Good Women have Abortions

Can we frame the abortion debate in new ways while using a more compassionate religious lens?

The only thing that most Americans can agree on is that we are tired of the rancor, the partisanship, and the ugly rhetoric that has marked policy discussions and debates during the past election cycle. In the days following the election it seems there has been a slight shift in tone and a renewed commitment to talk about old issues in new ways. One area this change in tone is critically needed is on the topic of abortion.
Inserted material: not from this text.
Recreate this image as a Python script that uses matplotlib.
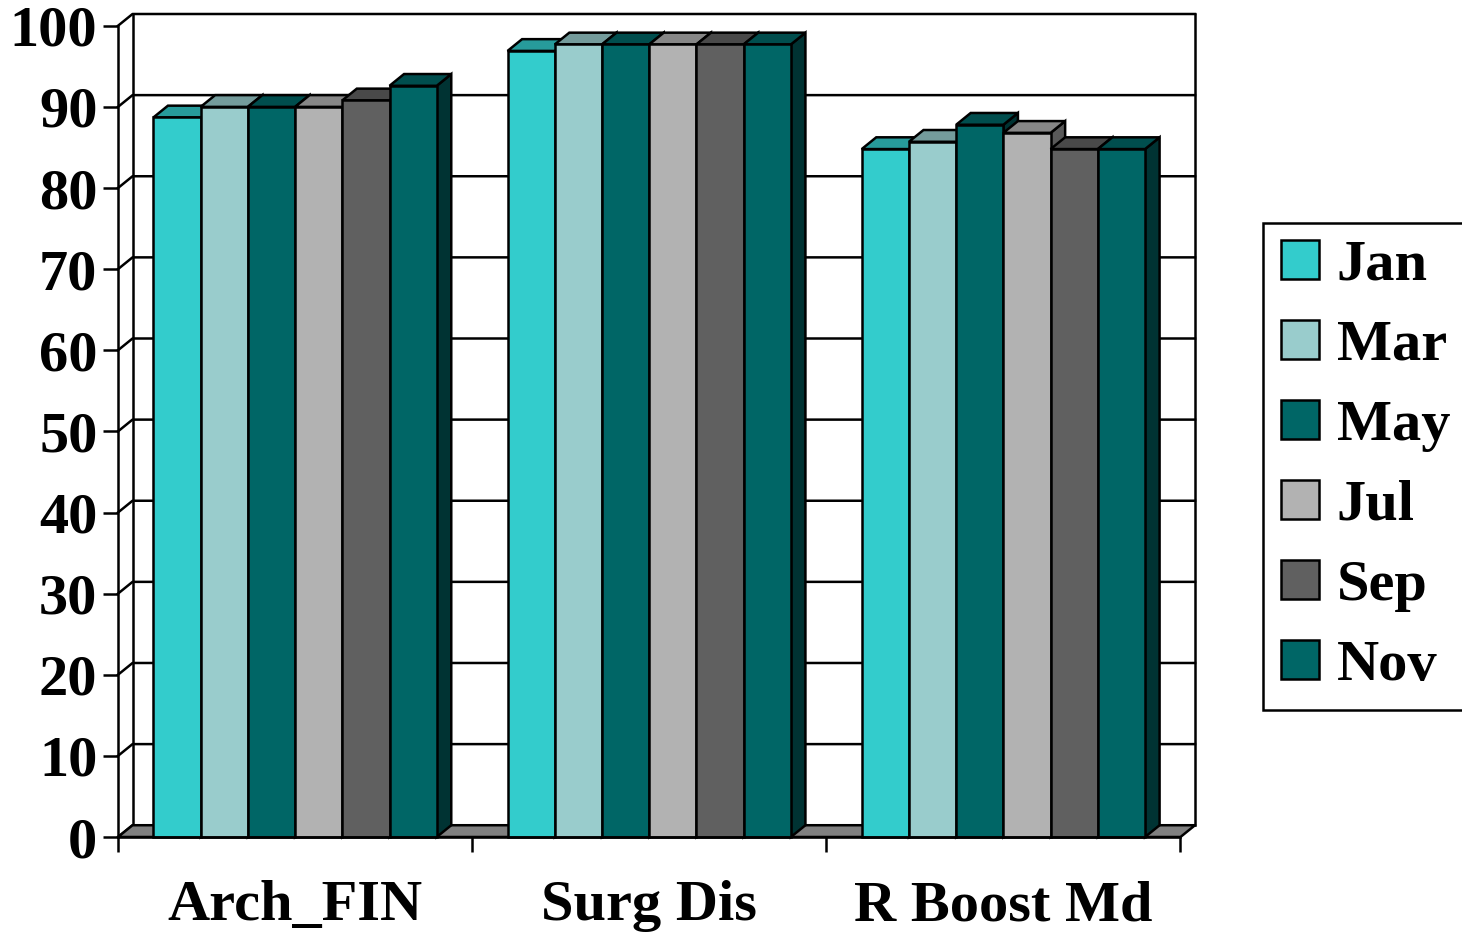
import matplotlib.pyplot as plt
from matplotlib.patches import Polygon, Patch
from matplotlib.colors import to_rgb
import numpy as np

plt.rcParams['font.family'] = ['Liberation Serif', 'DejaVu Serif']
plt.rcParams['font.weight'] = 'bold'

# data
categories = ['Arch_FIN', 'Surg Dis', 'R Boost Md']
months = ['Jan', 'Mar', 'May', 'Jul', 'Sep', 'Nov']
colors = ['#33CCCC', '#99CCCC', '#006666', '#B2B2B2', '#606060', '#006666']
jan = [88.7, 96.9, 84.8]
mar = [90.0, 97.7, 85.7]
may = [90.0, 97.7, 87.8]
jul = [90.0, 97.7, 86.8]
sep = [90.8, 97.7, 84.8]
nov = [92.6, 97.7, 84.8]
series = [jan, mar, may, jul, sep, nov]

# fake 3D depth (x in category units, y in value units)
dx, dy = 0.041, 1.45
bar_w = 1 / 7.5
gap = 0.75 / 7.5
lw = 1.8


def shade(c, f):
    return tuple(np.array(to_rgb(c)) * f)


fig = plt.figure(figsize=(14.62, 9.32), dpi=100)
ax = fig.add_axes([118 / 1462, 95 / 932, 1077 / 1462, 823 / 932])
ax.set_xlim(0, 3 + dx)
ax.set_ylim(0, 100 + dy)

# back wall, side wall and gridlines
for v in range(0, 101, 10):
    ax.plot([0, dx, 3 + dx], [v, v + dy, v + dy], color='black', lw=lw,
            zorder=1, clip_on=False)
ax.plot([dx, dx], [dy, 100 + dy], color='black', lw=lw, zorder=1, clip_on=False)
ax.plot([3 + dx, 3 + dx], [dy, 100 + dy], color='black', lw=lw, zorder=1, clip_on=False)
ax.add_patch(Polygon([(0, 0), (3, 0), (3 + dx, dy), (dx, dy)], closed=True,
                     fc='#808080', ec='black', lw=lw, zorder=1.5, clip_on=False))

# bars
for i in range(len(categories)):
    for j, vals in enumerate(series):
        x0 = i + gap + j * bar_w
        x1 = x0 + bar_w
        h = vals[i]
        z = 2 + i * 10 + j
        c = colors[j]
        ax.add_patch(Polygon([(x1, 0), (x1 + dx, dy), (x1 + dx, h + dy), (x1, h)],
                             fc=shade(c, 0.5), ec='black', lw=lw, zorder=z, clip_on=False))
        ax.add_patch(Polygon([(x0, h), (x1, h), (x1 + dx, h + dy), (x0 + dx, h + dy)],
                             fc=shade(c, 0.76), ec='black', lw=lw, zorder=z, clip_on=False))
        ax.add_patch(Polygon([(x0, 0), (x1, 0), (x1, h), (x0, h)],
                             fc=c, ec='black', lw=lw, zorder=z, clip_on=False))

# axes
for s in ['top', 'right']:
    ax.spines[s].set_visible(False)
ax.spines['left'].set_bounds(0, 100)
ax.spines['bottom'].set_bounds(0, 3)
for s in ['left', 'bottom']:
    ax.spines[s].set_linewidth(lw)
    ax.spines[s].set_zorder(50)

ax.set_yticks(range(0, 101, 10))
ax.tick_params(axis='y', length=10.8, width=lw, pad=4, labelsize=42)
ax.set_xticks([0, 1, 2, 3])
ax.set_xticklabels([])
ax.set_xticks([0.5, 1.5, 2.5], minor=True)
ax.set_xticklabels(categories, minor=True)
ax.tick_params(axis='x', which='major', length=10.8, width=lw)
ax.tick_params(axis='x', which='minor', length=0, pad=31, labelsize=42)

handles = [Patch(fc=c, ec='black', lw=lw) for c in colors]
leg = fig.legend(handles, months, loc='center left',
                 bbox_to_anchor=(1263 / 1462, 1 - 466 / 932),
                 fontsize=42, frameon=True, fancybox=False, framealpha=1,
                 edgecolor='black', handlelength=0.66, handleheight=0.64,
                 handletextpad=0.3, labelspacing=0.48, borderpad=0.3,
                 borderaxespad=0)
leg.get_frame().set_linewidth(lw)

fig.savefig('out.png', dpi=100)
The abortion debate in decades past has been one of stigma and shame. The anti-abortion movement promotes increasing regulation while voicing harsh rhetoric, and even attacking exceptions for rape, incest, and the health of the mother under attack. Elected male officials are primarily leading this charge while the voices of women who have had abortions have been largely absent or marginalized. This silencing of women’s voices is especially notable because the Guttmacher Institute reports that one in three American women will undergo an abortion in her lifetime.  Since 1973 when Roe v. Wade legalized abortion, approximately 53 million women have undergone the procedure.

It is understandable why most women who have had abortions are reluctant to speak out when the issue and their decisions are so stigmatized and politicized. However, it is time to turn the tide and start speaking about the topic of abortion and the women who have them in very different ways. Fortunately, we have some remarkable women who are leading the conversation.
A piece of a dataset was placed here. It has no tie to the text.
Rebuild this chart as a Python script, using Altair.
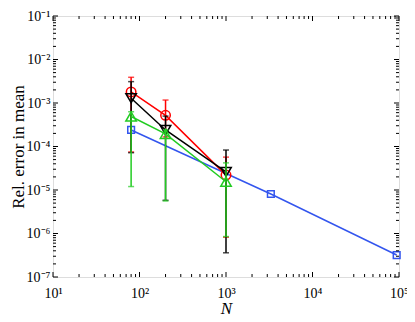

Two of these women are Charlotte Taft, director of the Abortion Care Network, a coalition of independent abortion providers, and Shelley Oram of Imagine! Counseling.  After working with thousands of women coming in for abortions they have observed that good women, the majority of them women of faith, have abortions. They say to women, “You are a good woman. It may be hard for you to believe that right now, but deep in your heart you know you are making your decision out of a place of goodness. This pregnancy and whatever choice you make about it doesn’t change that. For some women abortion is a clear, certain decision. For others is can be really hard. For most women, it is somewhere in between.”

They encourage women to honor themselves and work to eschew the judgements of others. They remind women that the anti-abortion protesters don’t know them and what is in their heads and hearts. They also ask:

“Can it be that women know something very deep inside, even deeper than fear and shame? Can it be that women know it is their responsibility to decide when to bring new life into this world? Women are not the enemies of our children- even those we decide not to bring into the world.”

Another wonderful woman is Rev. Rebecca Turner,  executive director of the counseling center Faith Aloud and a minister in United Church of Christ. She says we must shift the abortion discussion away from the shaming perspective based on the belief that God is a judge, and on the view that there are specific rules to follow, punishment for those who don’t follow them, including hell, based in the view of women as creators of sin who must be chaste. Her alternative, and much more compassionate, view is that God is a friend, there is freedom and grace for all, nothing can separate one from the love of God, and the belief that women are moral and sexual beings.

If these ideas for framing the abortion question are adopted, policy decisions would look radically different. This is the hope and change American women desperately want in the policy debate on women’s reproductive health. This election women spoke. The only question is, will policy makers listen?